<<<<

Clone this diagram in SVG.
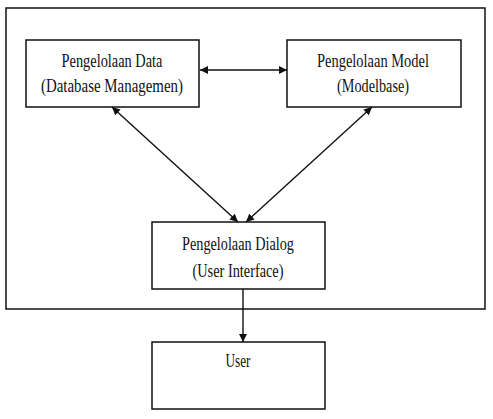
<svg xmlns="http://www.w3.org/2000/svg" width="493" height="419" viewBox="0 0 493 419">
<style>
.box{fill:#fff;stroke:#111;stroke-width:1.5}
.t{font-family:"Liberation Serif","Times New Roman",serif;font-size:18px;fill:#111;text-anchor:middle}
.c{stroke:#111;stroke-width:1.4;fill:none}
</style>
<defs>
<marker id="a" viewBox="0 0 10 10" refX="10" refY="5" markerWidth="8" markerHeight="8" markerUnits="userSpaceOnUse" orient="auto-start-reverse">
<path d="M0,0 L10,5 L0,10 z" fill="#111"/>
</marker>
</defs>
<rect x="0" y="0" width="493" height="419" fill="#fff"/>
<rect id="frame" x="6" y="8" width="479" height="301" class="box"/>
<g id="data">
<rect x="26" y="40" width="173" height="67" class="box"/>
<text class="t" x="112" y="66.5" textLength="101" lengthAdjust="spacingAndGlyphs">Pengelolaan Data</text>
<text class="t" x="112" y="91.5" textLength="142" lengthAdjust="spacingAndGlyphs">(Database Managemen)</text>
</g>
<g id="model">
<rect x="287" y="40" width="174" height="67" class="box"/>
<text class="t" x="373" y="66.5" textLength="112" lengthAdjust="spacingAndGlyphs">Pengelolaan Model</text>
<text class="t" x="373" y="91.5" textLength="72" lengthAdjust="spacingAndGlyphs">(Modelbase)</text>
</g>
<g id="dialog">
<rect x="152" y="222" width="173" height="67" class="box"/>
<text class="t" x="238" y="250" textLength="112" lengthAdjust="spacingAndGlyphs">Pengelolaan Dialog</text>
<text class="t" x="238" y="276.5" textLength="91" lengthAdjust="spacingAndGlyphs">(User Interface)</text>
</g>
<g id="user">
<rect x="152" y="342" width="173" height="67" class="box"/>
<text class="t" x="238" y="367" textLength="25" lengthAdjust="spacingAndGlyphs">User</text>
</g>
<g id="connectors">
<line class="c" x1="200" y1="70" x2="287" y2="70" marker-start="url(#a)" marker-end="url(#a)"/>
<line class="c" x1="112" y1="107" x2="238" y2="222" marker-start="url(#a)" marker-end="url(#a)"/>
<line class="c" x1="372" y1="107" x2="246" y2="222" marker-start="url(#a)" marker-end="url(#a)"/>
<line class="c" x1="243" y1="289" x2="243" y2="342" marker-end="url(#a)"/>
</g>
</svg>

>>>>

Every line is to be duplicated exactly, though pictures stay out.

• [COMPLETE OUTPUT]:
Clone this diagram in SVG.
<svg xmlns="http://www.w3.org/2000/svg" width="493" height="419" viewBox="0 0 493 419">
<style>
.box{fill:#fff;stroke:#111;stroke-width:1.5}
.t{font-family:"Liberation Serif","Times New Roman",serif;font-size:18px;fill:#111;text-anchor:middle}
.c{stroke:#111;stroke-width:1.4;fill:none}
</style>
<defs>
<marker id="a" viewBox="0 0 10 10" refX="10" refY="5" markerWidth="8" markerHeight="8" markerUnits="userSpaceOnUse" orient="auto-start-reverse">
<path d="M0,0 L10,5 L0,10 z" fill="#111"/>
</marker>
</defs>
<rect x="0" y="0" width="493" height="419" fill="#fff"/>
<rect id="frame" x="6" y="8" width="479" height="301" class="box"/>
<g id="data">
<rect x="26" y="40" width="173" height="67" class="box"/>
<text class="t" x="112" y="66.5" textLength="101" lengthAdjust="spacingAndGlyphs">Pengelolaan Data</text>
<text class="t" x="112" y="91.5" textLength="142" lengthAdjust="spacingAndGlyphs">(Database Managemen)</text>
</g>
<g id="model">
<rect x="287" y="40" width="174" height="67" class="box"/>
<text class="t" x="373" y="66.5" textLength="112" lengthAdjust="spacingAndGlyphs">Pengelolaan Model</text>
<text class="t" x="373" y="91.5" textLength="72" lengthAdjust="spacingAndGlyphs">(Modelbase)</text>
</g>
<g id="dialog">
<rect x="152" y="222" width="173" height="67" class="box"/>
<text class="t" x="238" y="250" textLength="112" lengthAdjust="spacingAndGlyphs">Pengelolaan Dialog</text>
<text class="t" x="238" y="276.5" textLength="91" lengthAdjust="spacingAndGlyphs">(User Interface)</text>
</g>
<g id="user">
<rect x="152" y="342" width="173" height="67" class="box"/>
<text class="t" x="238" y="367" textLength="25" lengthAdjust="spacingAndGlyphs">User</text>
</g>
<g id="connectors">
<line class="c" x1="200" y1="70" x2="287" y2="70" marker-start="url(#a)" marker-end="url(#a)"/>
<line class="c" x1="112" y1="107" x2="238" y2="222" marker-start="url(#a)" marker-end="url(#a)"/>
<line class="c" x1="372" y1="107" x2="246" y2="222" marker-start="url(#a)" marker-end="url(#a)"/>
<line class="c" x1="243" y1="289" x2="243" y2="342" marker-end="url(#a)"/>
</g>
</svg>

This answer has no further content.